Said Mr Walsh, “Our cargo business continues to be impacted by the worldwide decline in demand for airfreight although its performance compares favourably with market trends which saw volume declines of some 13 per cent during the period.” This rather opaque description covered a decline in cargo revenue of 30.0%, with yields down 24.8% (part of which is attributable to lower fuel surcharges). To the extent that air freight is a lead indicator of economic performance, not a lot to give comfort there.

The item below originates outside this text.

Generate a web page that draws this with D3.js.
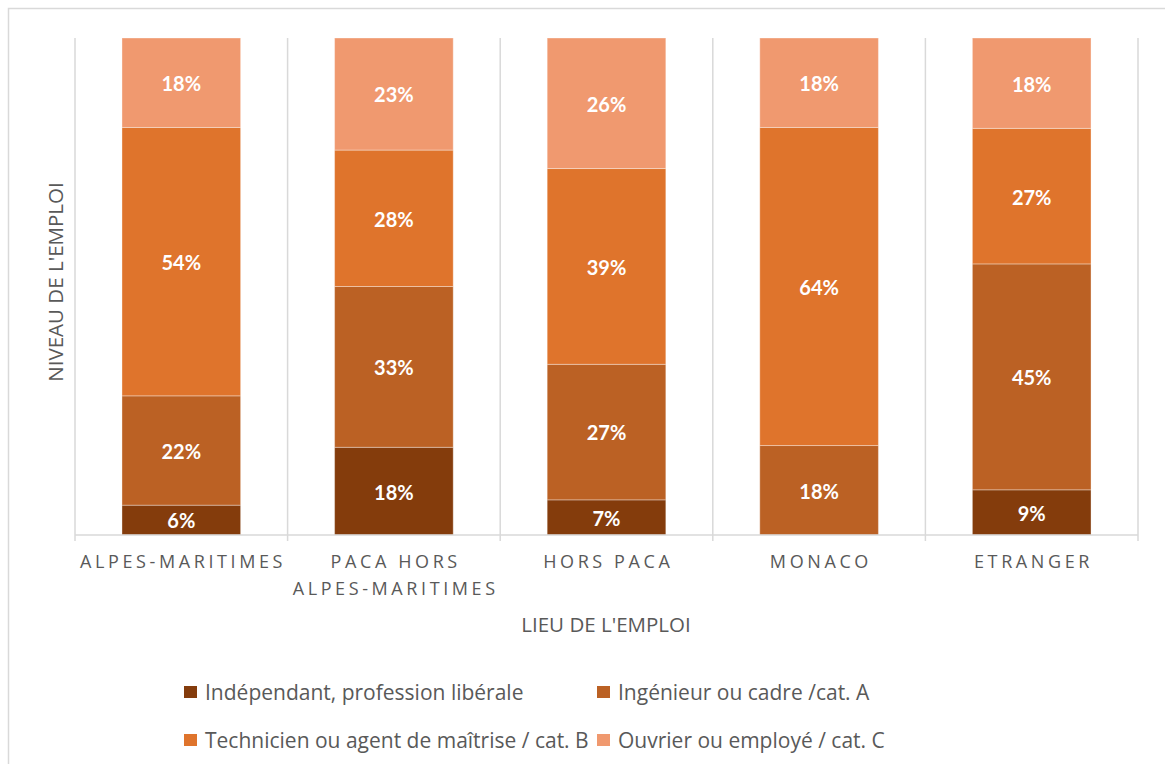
<!DOCTYPE html>
<html>
<head>
<meta charset="utf-8">
<script src="https://cdn.jsdelivr.net/npm/d3@7"></script>
<style>
	body { margin: 0; background: #fff; }
	text { font-family: 'Open Sans', sans-serif; }
</style>
</head>
<body>
<svg id="chart"></svg>
<script>
// categories (x axis), one entry per line of the tick label
const categories = ['ALPES-MARITIMES', 'PACA HORS ALPES-MARITIMES', 'HORS PACA', 'MONACO', 'ETRANGER'];
const categoryLines = [['ALPES-MARITIMES'], ['PACA HORS', 'ALPES-MARITIMES'], ['HORS PACA'], ['MONACO'], ['ETRANGER']];

const seriesNames = [
	'Indépendant, profession libérale',
	'Ingénieur ou cadre /cat. A',
	'Technicien ou agent de maîtrise / cat. B',
	'Ouvrier ou employé / cat. C',
];
const seriesColors = ['#843c0c', '#bb6124', '#df742c', '#f0996f'];

// percentages per category, as printed on the bars
const independant = [6, 18, 7, 0, 9];
const ingenieur = [22, 33, 27, 18, 45];
const technicien = [54, 28, 39, 64, 27];
const ouvrier = [18, 23, 26, 18, 18];

const seriesValues = [independant, ingenieur, technicien, ouvrier];

const width = 1165;
const height = 764;
const margin = { top: 38, right: 27, bottom: 229, left: 75 };
const innerW = width - margin.left - margin.right;
const innerH = height - margin.top - margin.bottom;

const rows = categories.map((c, i) => {
	const row = { cat: c };
	seriesNames.forEach((s, j) => (row[s] = seriesValues[j][i]));
	return row;
});

const stack = d3.stack().keys(seriesNames).offset(d3.stackOffsetExpand);
const stacked = stack(rows);

const svg = d3.select('#chart').attr('width', width).attr('height', height);

// outer chart border
svg.append('rect')
	.attr('x', 8.5)
	.attr('y', 8.5)
	.attr('width', width + 20)
	.attr('height', height + 20)
	.attr('fill', 'none')
	.attr('stroke', '#d9d9d9')
	.attr('stroke-width', 1.5);

const g = svg.append('g').attr('transform', `translate(${margin.left},${margin.top})`);

const xCell = d3.scaleBand().domain(categories).range([0, innerW]);
const xScale = d3.scaleBand().domain(categories).range([0, innerW]).paddingInner(0.442).paddingOuter(0.221);
const yScale = d3.scaleLinear().domain([0, 1]).range([innerH, 0]);
const color = d3.scaleOrdinal().domain(seriesNames).range(seriesColors);

// vertical gridlines at category boundaries
const bounds = categories.map((c) => xCell(c)).concat([innerW]);
g.selectAll('.grid')
	.data(bounds)
	.join('line')
	.attr('class', 'grid')
	.attr('x1', (d) => d)
	.attr('x2', (d) => d)
	.attr('y1', 0)
	.attr('y2', innerH + 6)
	.attr('stroke', '#d9d9d9')
	.attr('stroke-width', 1.5);

// bars
const layers = g.selectAll('.layer')
	.data(stacked)
	.join('g')
	.attr('class', 'layer')
	.attr('fill', (d) => color(d.key));

layers.selectAll('rect')
	.data((d) => d.map((v, i) => ({ v, i, key: d.key })))
	.join('rect')
	.attr('x', (d) => xScale(categories[d.i]))
	.attr('width', xScale.bandwidth())
	.attr('y', (d) => yScale(d.v[1]))
	.attr('height', (d) => yScale(d.v[0]) - yScale(d.v[1]))
	.attr('stroke', 'rgba(255,255,255,0.35)')
	.attr('stroke-width', 1);

// data labels
layers.selectAll('text')
	.data((d, j) => d.map((v, i) => ({ v, i, val: seriesValues[j][i] })).filter((d) => d.val > 0))
	.join('text')
	.attr('x', (d) => xScale(categories[d.i]) + xScale.bandwidth() / 2)
	.attr('y', (d) => (yScale(d.v[0]) + yScale(d.v[1])) / 2)
	.attr('dy', '0.42em')
	.attr('text-anchor', 'middle')
	.attr('fill', '#fff')
	.style('font-family', 'Lato, sans-serif')
	.style('font-weight', 700)
	.style('font-size', '20px')
	.text((d) => d.val + '%');

// x axis line
g.append('line')
	.attr('x1', 0)
	.attr('x2', innerW)
	.attr('y1', innerH)
	.attr('y2', innerH)
	.attr('stroke', '#d9d9d9')
	.attr('stroke-width', 1.5);

// category labels
const catLabels = g.selectAll('.cat-label')
	.data(categoryLines)
	.join('text')
	.attr('class', 'cat-label')
	.attr('text-anchor', 'middle')
	.attr('fill', '#595959')
	.style('font-size', '18px')
	.style('letter-spacing', '3.6px');

catLabels.selectAll('tspan')
	.data((d, i) => d.map((line) => ({ line, i })))
	.join('tspan')
	.attr('x', (d) => xCell(categories[d.i]) + xCell.bandwidth() / 2 + 1.8)
	.attr('y', (d, k) => innerH + 33 + k * 27)
	.text((d) => d.line);

// axis titles
svg.append('text')
	.attr('x', 606)
	.attr('y', 632)
	.attr('text-anchor', 'middle')
	.attr('fill', '#595959')
	.style('font-size', '20.5px')
	.text("LIEU DE L'EMPLOI");

svg.append('text')
	.attr('transform', 'translate(63,282) rotate(-90)')
	.attr('text-anchor', 'middle')
	.attr('fill', '#595959')
	.style('font-size', '20.5px')
	.text("NIVEAU DE L'EMPLOI");

// legend, two columns
const legendX = [184, 597];
const legendY = [692, 740];
const legend = svg.selectAll('.legend-item')
	.data(seriesNames)
	.join('g')
	.attr('class', 'legend-item')
	.attr('transform', (d, i) => `translate(${legendX[i % 2]},${legendY[Math.floor(i / 2)]})`);

legend.append('rect')
	.attr('x', 0)
	.attr('y', -6)
	.attr('width', 13)
	.attr('height', 12)
	.attr('fill', (d) => color(d));

legend.append('text')
	.attr('x', 21)
	.attr('dy', '0.36em')
	.attr('fill', '#595959')
	.style('font-size', '21px')
	.text((d) => d);
</script>
</body>
</html>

October traffic figures give a little comfort, although load factors up
For the October month following the period covering the six months to 30-Sep-2009, traffic figures take a somewhat ambiguous shape. Passenger capacity for the month (ASKs) was down 6.4%, while traffic (RPKs) was down 1.9%, stimulating a load factor improvement of 3.7 ppts. But heavily understated was a year-on-year 1.4% decrease in premium traffic; although this looks more favourable than recent months, it comes on top of a monstrously steep decline last year after the collapse of Lehman Brothers. Meanwhile, non-premium traffic was down a further 2.0%, with undoubtedly still negative yields.
With the threat of a strike looming over the carrier in mid December, when cabin attendants are due to complete a strike vote, and with Mr Walsh still adamant that British Airways must kill far more in its cost base (in the face of a UKP1 billion annual revenue downturn), the next few weeks will not be dull.
Apart from cost reductions, BA has several key issues to resolve before a clear picture emerges of its future. The EU/US grant of anti-trust immunity for its combination with American Airlines and the merger with Iberia, BA's strategy in regional Europe and achievement of a globally recognised premium product will be central.
In the short term though, the CEO’s major hurdle to climb is getting the flying crew aligned with what is still a less than clear image of where he wants to be.